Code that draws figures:
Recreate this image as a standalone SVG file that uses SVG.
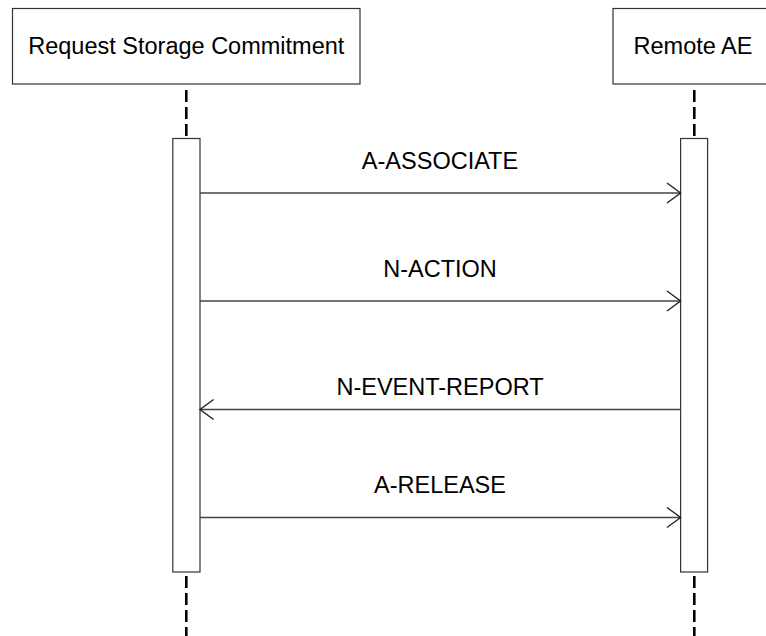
<svg xmlns="http://www.w3.org/2000/svg" width="766" height="636" viewBox="0 0 766 636">
<style>
.box{fill:#fff;stroke:#333;stroke-width:1.2}
.act{fill:#fff;stroke:#333;stroke-width:1.2}
.life{stroke:#000;stroke-width:2.6;stroke-dasharray:12 5;fill:none}
.msg{stroke:#444;stroke-width:1.6;fill:none}
.head{stroke:#222;stroke-width:1.4;fill:none}
text{font-family:"Liberation Sans",Arial,sans-serif;font-size:23.5px;fill:#000;text-anchor:middle}
</style>
<rect width="766" height="636" fill="#fff"/>
<g id="lifelines">
<line class="life" x1="186.3" y1="90" x2="186.3" y2="138"/>
<line class="life" x1="186.3" y1="576" x2="186.3" y2="636"/>
<line class="life" x1="694.3" y1="90" x2="694.3" y2="138"/>
<line class="life" x1="694.3" y1="576" x2="694.3" y2="636"/>
</g>
<g id="node-request">
<rect class="box" x="12.5" y="8.5" width="347.5" height="75.5"/>
<text x="186.3" y="54">Request Storage Commitment</text>
</g>
<g id="node-remote">
<rect class="box" x="613" y="8.5" width="200" height="75.5"/>
<text x="693" y="54">Remote AE</text>
</g>
<g id="activation-request">
<rect class="act" x="172.8" y="138.5" width="27.2" height="433.5"/>
</g>
<g id="activation-remote">
<rect class="act" x="680.6" y="138.5" width="27" height="433.5"/>
</g>
<g id="connectors">
<line class="msg" x1="200" y1="193" x2="680.6" y2="193"/>
<path class="head" d="M667 183 L680.6 193 L667 203"/>
<text x="440" y="169">A-ASSOCIATE</text>
<line class="msg" x1="200" y1="301" x2="680.6" y2="301"/>
<path class="head" d="M667 291 L680.6 301 L667 311"/>
<text x="440" y="277">N-ACTION</text>
<line class="msg" x1="200" y1="409.5" x2="680.6" y2="409.5"/>
<path class="head" d="M213.6 399.5 L200 409.5 L213.6 419.5"/>
<text x="440" y="395">N-EVENT-REPORT</text>
<line class="msg" x1="200" y1="517.5" x2="680.6" y2="517.5"/>
<path class="head" d="M667 507.5 L680.6 517.5 L667 527.5"/>
<text x="440" y="493">A-RELEASE</text>
</g>
</svg>
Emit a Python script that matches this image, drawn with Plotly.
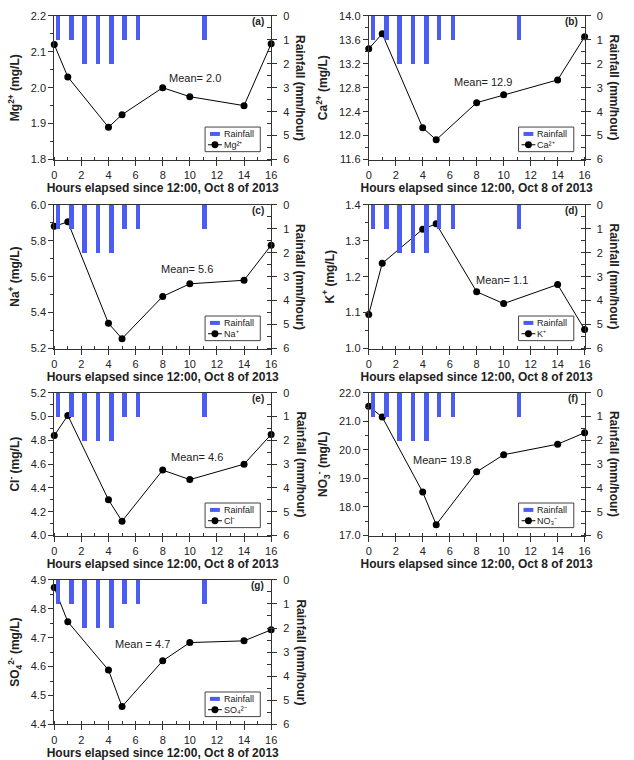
import plotly.graph_objects as go

# ---------------- data ----------------
hours = [0, 1, 4, 5, 8, 10, 14, 16]
rain_hours = [0.3, 1.3, 2.25, 3.25, 4.25, 5.2, 6.2, 11.1]
rainfall = [1, 1, 2, 2, 2, 1, 1, 1]

mg = [2.12, 2.03, 1.89, 1.925, 2.00, 1.975, 1.95, 2.122]
ca = [13.45, 13.70, 12.13, 11.93, 12.55, 12.68, 12.93, 13.65]
na = [5.88, 5.905, 5.34, 5.255, 5.49, 5.56, 5.58, 5.775]
k = [1.095, 1.237, 1.332, 1.347, 1.158, 1.125, 1.178, 1.053]
cl = [4.84, 5.01, 4.30, 4.12, 4.55, 4.47, 4.60, 4.85]
no3 = [21.53, 21.15, 18.52, 17.38, 19.23, 19.83, 20.20, 20.60]
so4 = [4.873, 4.755, 4.588, 4.462, 4.620, 4.683, 4.689, 4.727]

ion_names = ["Mg<sup>2+</sup>", "Ca<sup>2+</sup>", "Na<sup>+</sup>", "K<sup>+</sup>",
             "Cl<sup>-</sup>", "NO<sub>3</sub><sup>-</sup>", "SO<sub>4</sub><sup>2-</sup>"]
legend_names = ["Mg²⁺", "Ca²⁺", "Na⁺", "K⁺", "Cl⁻", "NO₃⁻", "SO₄²⁻"]
ion_values = [mg, ca, na, k, cl, no3, so4]
panel_labels = ["(a)", "(b)", "(c)", "(d)", "(e)", "(f)", "(g)"]
mean_texts = ["Mean= 2.0", "Mean= 12.9", "Mean= 5.6", "Mean= 1.1",
              "Mean= 4.6", "Mean= 19.8", "Mean = 4.7"]
y_ranges = [(1.8, 2.2), (11.6, 14.0), (5.2, 6.0), (1.0, 1.4),
            (4.0, 5.2), (17.0, 22.0), (4.4, 4.9)]
y_dticks = [0.1, 0.4, 0.2, 0.1, 0.2, 1.0, 0.1]

# ---------------- layout helpers ----------------
W, H = 634, 760
col_px = [(52, 272), (371, 590)]
row_px = [(10, 156), (202, 348), (393, 538), (583, 730)]
mean_pos = [(10.4, 2.027), (8.5, 12.89), (9.8, 5.64), (9.9, 1.192),
            (10.5, 4.66), (5.4, 19.64), (6.5, 4.679)]

FONT = "Liberation Sans, Arial, sans-serif"
AXC = "#333333"
BLUE = "#4b5cf2"


def px(x):
    return x / W


def py(y):
    return 1 - y / H


fig = go.Figure()
annotations = []
shapes = []
layout = dict(
    width=W, height=H, margin=dict(l=0, r=0, t=0, b=0),
    paper_bgcolor="white", plot_bgcolor="white",
    font=dict(family=FONT, size=11, color="#222"),
    showlegend=False, bargap=0,
)

for i in range(7):
    n = i + 1
    r, c = divmod(i, 2)
    x0, x1 = col_px[c]
    y0, y1 = row_px[r]
    xd = [px(x0), px(x1)]
    yd = [py(y1), py(y0)]
    xa = "x" if n == 1 else f"x{n}"
    yl = 2 * n - 1
    yr = 2 * n
    yla = "y" if yl == 1 else f"y{yl}"
    yra = f"y{yr}"

    fig.add_trace(go.Bar(
        x=rain_hours, y=rainfall, width=0.32, name="Rainfall",
        marker=dict(color=BLUE, line=dict(width=0)),
        xaxis=xa, yaxis=yra,
    ))
    fig.add_trace(go.Scatter(
        x=hours, y=ion_values[i], mode="lines+markers", name=legend_names[i],
        line=dict(color="black", width=1),
        marker=dict(color="black", size=7),
        cliponaxis=False, xaxis=xa, yaxis=yla,
    ))

    xkey = "xaxis" if n == 1 else f"xaxis{n}"
    layout[xkey] = dict(
        domain=xd, anchor=yla, range=[0, 16], dtick=2, tick0=0,
        showline=True, linecolor=AXC, linewidth=1, mirror=True,
        ticks="outside", ticklen=5, tickcolor=AXC,
        minor=dict(dtick=1, ticks="inside", ticklen=3, tickcolor=AXC),
        showgrid=False, zeroline=False,
        tickfont=dict(size=11, color="#222"),
        title=dict(text="<b>Hours elapsed since 12:00, Oct 8 of 2013</b>",
                   font=dict(size=12, color="#222"), standoff=3),
    )
    lo, hi = y_ranges[i]
    layout["yaxis" if yl == 1 else f"yaxis{yl}"] = dict(
        domain=yd, anchor=xa, range=[lo, hi], dtick=y_dticks[i], tick0=lo,
        tickformat=".1f",
        showline=True, linecolor=AXC, linewidth=1,
        ticks="outside", ticklen=5, tickcolor=AXC,
        minor=dict(dtick=y_dticks[i] / 2, ticks="outside", ticklen=3, tickcolor=AXC),
        showgrid=False, zeroline=False,
        tickfont=dict(size=11, color="#222"),
        title=dict(text=f"<b>{ion_names[i]} (mg/L)</b>",
                   font=dict(size=12, color="#222"), standoff=8),
    )
    layout[f"yaxis{yr}"] = dict(
        domain=yd, anchor=xa, overlaying=yla, side="right",
        range=[6, 0], dtick=1, tick0=0,
        showline=True, linecolor=AXC, linewidth=1,
        ticks="outside", ticklen=5, tickcolor=AXC,
        minor=dict(dtick=0.5, ticks="inside", ticklen=4, tickcolor=AXC),
        showgrid=False, zeroline=False,
        tickfont=dict(size=11, color="#222"),
        ticklabelstandoff=4,
    )

    # ---- compact legend box (drawn like the reference) ----
    bx0, bx1 = x1 - 67, x1 - 11
    by0, by1 = y1 - 33, y1 - 8
    shapes.append(dict(type="rect", xref="paper", yref="paper",
                       x0=px(bx0), x1=px(bx1), y0=py(by1), y1=py(by0),
                       line=dict(color="#444", width=1), fillcolor="white", layer="above"))
    ry = by0 + 7
    shapes.append(dict(type="line", xref="paper", yref="paper",
                       x0=px(bx0 + 5), x1=px(bx0 + 15), y0=py(ry), y1=py(ry),
                       line=dict(color=BLUE, width=4), layer="above"))
    annotations.append(dict(x=px(bx0 + 17), y=py(ry), xref="paper", yref="paper",
                            text="Rainfall", showarrow=False, xanchor="left",
                            yanchor="middle", font=dict(size=9, color="#222")))
    ly = by0 + 18
    shapes.append(dict(type="line", xref="paper", yref="paper",
                       x0=px(bx0 + 3), x1=px(bx0 + 17), y0=py(ly), y1=py(ly),
                       line=dict(color="black", width=1), layer="above"))
    shapes.append(dict(type="circle", xref="paper", yref="paper",
                       x0=px(bx0 + 6.5), x1=px(bx0 + 13.5), y0=py(ly + 3.5), y1=py(ly - 3.5),
                       line=dict(color="black", width=0), fillcolor="black", layer="above"))
    annotations.append(dict(x=px(bx0 + 17), y=py(ly), xref="paper", yref="paper",
                            text=legend_names[i], showarrow=False, xanchor="left",
                            yanchor="middle", font=dict(size=9, color="#222")))

    # mean annotation
    mx, my = mean_pos[i]
    annotations.append(dict(
        x=mx, y=my, xref=xa, yref=yla, text=mean_texts[i], showarrow=False,
        font=dict(size=11, color="#222"),
    ))
    # panel label
    annotations.append(dict(
        x=px(x1 - 5), y=py(y0 + 6), xref="paper", yref="paper",
        text=f"<b>{panel_labels[i]}</b>", showarrow=False, xanchor="right",
        yanchor="middle", font=dict(size=10, color="#222"),
    ))
    # right axis title (reads top to bottom)
    annotations.append(dict(
        x=px(x1 + 30), y=py((y0 + y1) / 2), xref="paper", yref="paper",
        text="<b>Rainfall (mm/hour)</b>", showarrow=False, textangle=90,
        xanchor="center", yanchor="middle", font=dict(size=12, color="#222"),
    ))

layout["annotations"] = annotations
layout["shapes"] = shapes
fig.update_layout(**layout)
fig.write_html("out.html")
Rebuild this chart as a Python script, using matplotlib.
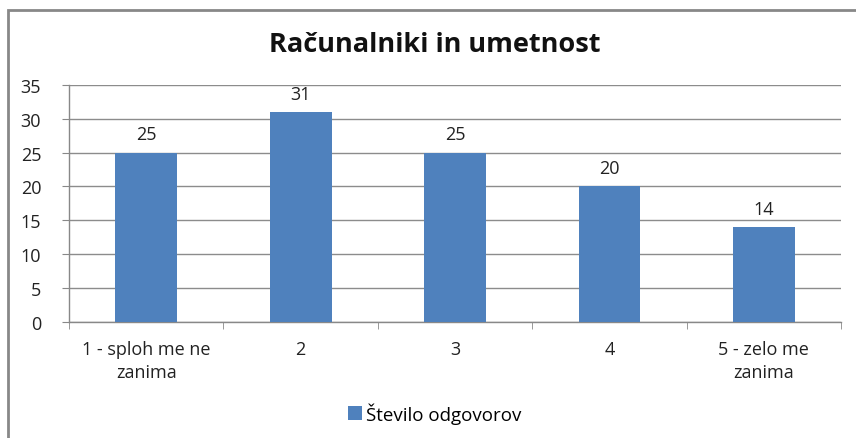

What to work on>
From the records above, extract the lines from the one holding "Emit a Python" through the one holding "return 1 - y / H", word for word; omit the pictures.

Exercise answer>
Emit a Python script that matches this image, drawn with Plotly.
import plotly.graph_objects as go

# ---------------- data ----------------
hours = [0, 1, 4, 5, 8, 10, 14, 16]
rain_hours = [0.3, 1.3, 2.25, 3.25, 4.25, 5.2, 6.2, 11.1]
rainfall = [1, 1, 2, 2, 2, 1, 1, 1]

mg = [2.12, 2.03, 1.89, 1.925, 2.00, 1.975, 1.95, 2.122]
ca = [13.45, 13.70, 12.13, 11.93, 12.55, 12.68, 12.93, 13.65]
na = [5.88, 5.905, 5.34, 5.255, 5.49, 5.56, 5.58, 5.775]
k = [1.095, 1.237, 1.332, 1.347, 1.158, 1.125, 1.178, 1.053]
cl = [4.84, 5.01, 4.30, 4.12, 4.55, 4.47, 4.60, 4.85]
no3 = [21.53, 21.15, 18.52, 17.38, 19.23, 19.83, 20.20, 20.60]
so4 = [4.873, 4.755, 4.588, 4.462, 4.620, 4.683, 4.689, 4.727]

ion_names = ["Mg<sup>2+</sup>", "Ca<sup>2+</sup>", "Na<sup>+</sup>", "K<sup>+</sup>",
             "Cl<sup>-</sup>", "NO<sub>3</sub><sup>-</sup>", "SO<sub>4</sub><sup>2-</sup>"]
legend_names = ["Mg²⁺", "Ca²⁺", "Na⁺", "K⁺", "Cl⁻", "NO₃⁻", "SO₄²⁻"]
ion_values = [mg, ca, na, k, cl, no3, so4]
panel_labels = ["(a)", "(b)", "(c)", "(d)", "(e)", "(f)", "(g)"]
mean_texts = ["Mean= 2.0", "Mean= 12.9", "Mean= 5.6", "Mean= 1.1",
              "Mean= 4.6", "Mean= 19.8", "Mean = 4.7"]
y_ranges = [(1.8, 2.2), (11.6, 14.0), (5.2, 6.0), (1.0, 1.4),
            (4.0, 5.2), (17.0, 22.0), (4.4, 4.9)]
y_dticks = [0.1, 0.4, 0.2, 0.1, 0.2, 1.0, 0.1]

# ---------------- layout helpers ----------------
W, H = 634, 760
col_px = [(52, 272), (371, 590)]
row_px = [(10, 156), (202, 348), (393, 538), (583, 730)]
mean_pos = [(10.4, 2.027), (8.5, 12.89), (9.8, 5.64), (9.9, 1.192),
            (10.5, 4.66), (5.4, 19.64), (6.5, 4.679)]

FONT = "Liberation Sans, Arial, sans-serif"
AXC = "#333333"
BLUE = "#4b5cf2"


def px(x):
    return x / W


def py(y):
    return 1 - y / H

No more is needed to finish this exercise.